* [SUPPLIED DATA]
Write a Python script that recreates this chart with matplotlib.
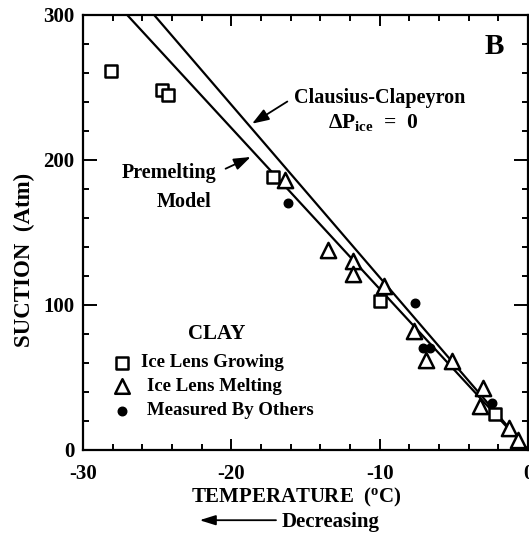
import numpy as np
import matplotlib
matplotlib.use("Agg")
import matplotlib.pyplot as plt
from matplotlib.patches import FancyArrowPatch
from matplotlib.ticker import MultipleLocator

plt.rcParams['font.family'] = ['Liberation Serif', 'DejaVu Serif']
plt.rcParams['font.weight'] = 'bold'
plt.rcParams['mathtext.default'] = 'regular'
plt.rcParams['axes.unicode_minus'] = False

# Measured freezing-point data (temperature in deg C, suction in atm)
growing_t = [-28.1, -24.7, -24.3, -17.2, -10.0, -2.2]
growing_s = [261, 248, 245, 188, 103, 25]

melting_t = [-16.4, -13.5, -11.8, -11.8, -9.7, -7.7, -6.9, -5.1, -3.0, -3.2, -1.3, -0.7]
melting_s = [186, 138, 130, 121, 113, 82, 62, 61, 43, 30, 15, 7]

others_t = [-16.2, -7.6, -7.1, -6.6, -2.4]
others_s = [170, 101, 70, 70, 32]

# Model lines (slope in atm per deg C, through the origin)
clapeyron_slope = 11.9
premelting_slope = 11.1
line_t = [-30.0, 0.0]

x_major = [-30, -20, -10, 0]
y_major = [0, 100, 200, 300]

fig = plt.figure(figsize=(5.29, 5.33), dpi=100)
ax = fig.add_axes([0.157, 0.156, 0.841, 0.816])

t = np.array(line_t)
ax.plot(t, -clapeyron_slope * t, color='black', lw=1.6, zorder=2)
ax.plot(t, -premelting_slope * t, color='black', lw=1.6, zorder=2)

ax.scatter(growing_t, growing_s, marker='s', s=70, facecolors='white',
           edgecolors='black', linewidths=1.8, zorder=3)
ax.scatter(melting_t, melting_s, marker='^', s=120, facecolors='white',
           edgecolors='black', linewidths=1.8, zorder=3)
ax.scatter(others_t, others_s, marker='o', s=38, color='black', zorder=4)

ax.set_xlim(-30, 0)
ax.set_ylim(0, 300)
ax.set_xticks(x_major)
ax.set_yticks(y_major)
ax.xaxis.set_minor_locator(MultipleLocator(2))
ax.yaxis.set_minor_locator(MultipleLocator(20))

for sp in ax.spines.values():
    sp.set_linewidth(1.6)

ax.tick_params(which='both', direction='in', top=True, right=True, width=1.4,
               labelsize=15)
ax.tick_params(axis='x', which='major', length=8, pad=10)
ax.tick_params(axis='x', which='minor', length=4.5)
ax.tick_params(axis='y', which='major', length=10, pad=6)
ax.tick_params(axis='y', which='minor', length=4.5)
for lab in ax.get_xticklabels() + ax.get_yticklabels():
    lab.set_fontweight('bold')

ax.set_ylabel('SUCTION  (Atm)', fontsize=16.5, fontweight='bold')
ax.yaxis.set_label_coords(-0.108, 0.437)

fig.text(0.56, 0.067, r'TEMPERATURE  ($^{o}$C)', fontsize=15, fontweight='bold',
         ha='center', va='center')
fig.text(0.533, 0.02, 'Decreasing', fontsize=15, fontweight='bold',
         ha='left', va='center')
fig.add_artist(FancyArrowPatch(
    (0.527, 0.024), (0.372, 0.024), transform=fig.transFigure,
    arrowstyle='-|>,head_length=0.8,head_width=0.25', lw=1.3, color='black',
    mutation_scale=12))

ax.text(-2.3, 278, 'B', fontsize=21, fontweight='bold', ha='center', va='center')

arrow_style = '-|>,head_length=0.7,head_width=0.25'
ax.annotate('Clausius-Clapeyron', xy=(-18.6, 225), xytext=(-15.8, 243),
            fontsize=14.5, fontweight='bold', ha='left', va='center',
            arrowprops=dict(arrowstyle=arrow_style, color='black', lw=1.3,
                            relpos=(0, 0.5), shrinkA=3, shrinkB=0))
ax.text(-10.4, 226, r'ΔP$_{ice}$  =  0', fontsize=15.5, fontweight='bold',
        ha='center', va='center')

ax.annotate('Premelting', xy=(-18.7, 202), xytext=(-21.0, 191),
            fontsize=14.5, fontweight='bold', ha='right', va='center',
            arrowprops=dict(arrowstyle=arrow_style, color='black', lw=1.3,
                            relpos=(1, 0.5), shrinkA=5, shrinkB=0))
ax.text(-23.2, 171, 'Model', fontsize=14.5, fontweight='bold', ha='center', va='center')

ax.text(-21.0, 80, 'CLAY', fontsize=15, fontweight='bold', ha='center', va='center')
legend_rows = [('s', 'Ice Lens Growing', 60, -26.1),
               ('^', 'Ice Lens Melting', 44, -25.7),
               ('o', 'Measured By Others', 27, -25.7)]
for mk, label, yy, tx in legend_rows:
    if mk == 'o':
        ax.scatter([-27.4], [yy], marker=mk, s=38, color='black')
    else:
        ax.scatter([-27.4], [yy], marker=mk, s=70 if mk == 's' else 110,
                   facecolors='white', edgecolors='black', linewidths=1.8)
    ax.text(tx, yy, label, fontsize=13.5, fontweight='bold', ha='left', va='center')

fig.savefig('out.png', dpi=100)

* [STATED EXERCISE]
All of the data needs repeating exactly, but the pictures do not.

* [PROBLEM SOLUTION]
Write a Python script that recreates this chart with matplotlib.
import numpy as np
import matplotlib
matplotlib.use("Agg")
import matplotlib.pyplot as plt
from matplotlib.patches import FancyArrowPatch
from matplotlib.ticker import MultipleLocator

plt.rcParams['font.family'] = ['Liberation Serif', 'DejaVu Serif']
plt.rcParams['font.weight'] = 'bold'
plt.rcParams['mathtext.default'] = 'regular'
plt.rcParams['axes.unicode_minus'] = False

# Measured freezing-point data (temperature in deg C, suction in atm)
growing_t = [-28.1, -24.7, -24.3, -17.2, -10.0, -2.2]
growing_s = [261, 248, 245, 188, 103, 25]

melting_t = [-16.4, -13.5, -11.8, -11.8, -9.7, -7.7, -6.9, -5.1, -3.0, -3.2, -1.3, -0.7]
melting_s = [186, 138, 130, 121, 113, 82, 62, 61, 43, 30, 15, 7]

others_t = [-16.2, -7.6, -7.1, -6.6, -2.4]
others_s = [170, 101, 70, 70, 32]

# Model lines (slope in atm per deg C, through the origin)
clapeyron_slope = 11.9
premelting_slope = 11.1
line_t = [-30.0, 0.0]

x_major = [-30, -20, -10, 0]
y_major = [0, 100, 200, 300]

fig = plt.figure(figsize=(5.29, 5.33), dpi=100)
ax = fig.add_axes([0.157, 0.156, 0.841, 0.816])

t = np.array(line_t)
ax.plot(t, -clapeyron_slope * t, color='black', lw=1.6, zorder=2)
ax.plot(t, -premelting_slope * t, color='black', lw=1.6, zorder=2)

ax.scatter(growing_t, growing_s, marker='s', s=70, facecolors='white',
           edgecolors='black', linewidths=1.8, zorder=3)
ax.scatter(melting_t, melting_s, marker='^', s=120, facecolors='white',
           edgecolors='black', linewidths=1.8, zorder=3)
ax.scatter(others_t, others_s, marker='o', s=38, color='black', zorder=4)

ax.set_xlim(-30, 0)
ax.set_ylim(0, 300)
ax.set_xticks(x_major)
ax.set_yticks(y_major)
ax.xaxis.set_minor_locator(MultipleLocator(2))
ax.yaxis.set_minor_locator(MultipleLocator(20))

for sp in ax.spines.values():
    sp.set_linewidth(1.6)

ax.tick_params(which='both', direction='in', top=True, right=True, width=1.4,
               labelsize=15)
ax.tick_params(axis='x', which='major', length=8, pad=10)
ax.tick_params(axis='x', which='minor', length=4.5)
ax.tick_params(axis='y', which='major', length=10, pad=6)
ax.tick_params(axis='y', which='minor', length=4.5)
for lab in ax.get_xticklabels() + ax.get_yticklabels():
    lab.set_fontweight('bold')

ax.set_ylabel('SUCTION  (Atm)', fontsize=16.5, fontweight='bold')
ax.yaxis.set_label_coords(-0.108, 0.437)

fig.text(0.56, 0.067, r'TEMPERATURE  ($^{o}$C)', fontsize=15, fontweight='bold',
         ha='center', va='center')
fig.text(0.533, 0.02, 'Decreasing', fontsize=15, fontweight='bold',
         ha='left', va='center')
fig.add_artist(FancyArrowPatch(
    (0.527, 0.024), (0.372, 0.024), transform=fig.transFigure,
    arrowstyle='-|>,head_length=0.8,head_width=0.25', lw=1.3, color='black',
    mutation_scale=12))

ax.text(-2.3, 278, 'B', fontsize=21, fontweight='bold', ha='center', va='center')

arrow_style = '-|>,head_length=0.7,head_width=0.25'
ax.annotate('Clausius-Clapeyron', xy=(-18.6, 225), xytext=(-15.8, 243),
            fontsize=14.5, fontweight='bold', ha='left', va='center',
            arrowprops=dict(arrowstyle=arrow_style, color='black', lw=1.3,
                            relpos=(0, 0.5), shrinkA=3, shrinkB=0))
ax.text(-10.4, 226, r'ΔP$_{ice}$  =  0', fontsize=15.5, fontweight='bold',
        ha='center', va='center')

ax.annotate('Premelting', xy=(-18.7, 202), xytext=(-21.0, 191),
            fontsize=14.5, fontweight='bold', ha='right', va='center',
            arrowprops=dict(arrowstyle=arrow_style, color='black', lw=1.3,
                            relpos=(1, 0.5), shrinkA=5, shrinkB=0))
ax.text(-23.2, 171, 'Model', fontsize=14.5, fontweight='bold', ha='center', va='center')

ax.text(-21.0, 80, 'CLAY', fontsize=15, fontweight='bold', ha='center', va='center')
legend_rows = [('s', 'Ice Lens Growing', 60, -26.1),
               ('^', 'Ice Lens Melting', 44, -25.7),
               ('o', 'Measured By Others', 27, -25.7)]
for mk, label, yy, tx in legend_rows:
    if mk == 'o':
        ax.scatter([-27.4], [yy], marker=mk, s=38, color='black')
    else:
        ax.scatter([-27.4], [yy], marker=mk, s=70 if mk == 's' else 110,
                   facecolors='white', edgecolors='black', linewidths=1.8)
    ax.text(tx, yy, label, fontsize=13.5, fontweight='bold', ha='left', va='center')

fig.savefig('out.png', dpi=100)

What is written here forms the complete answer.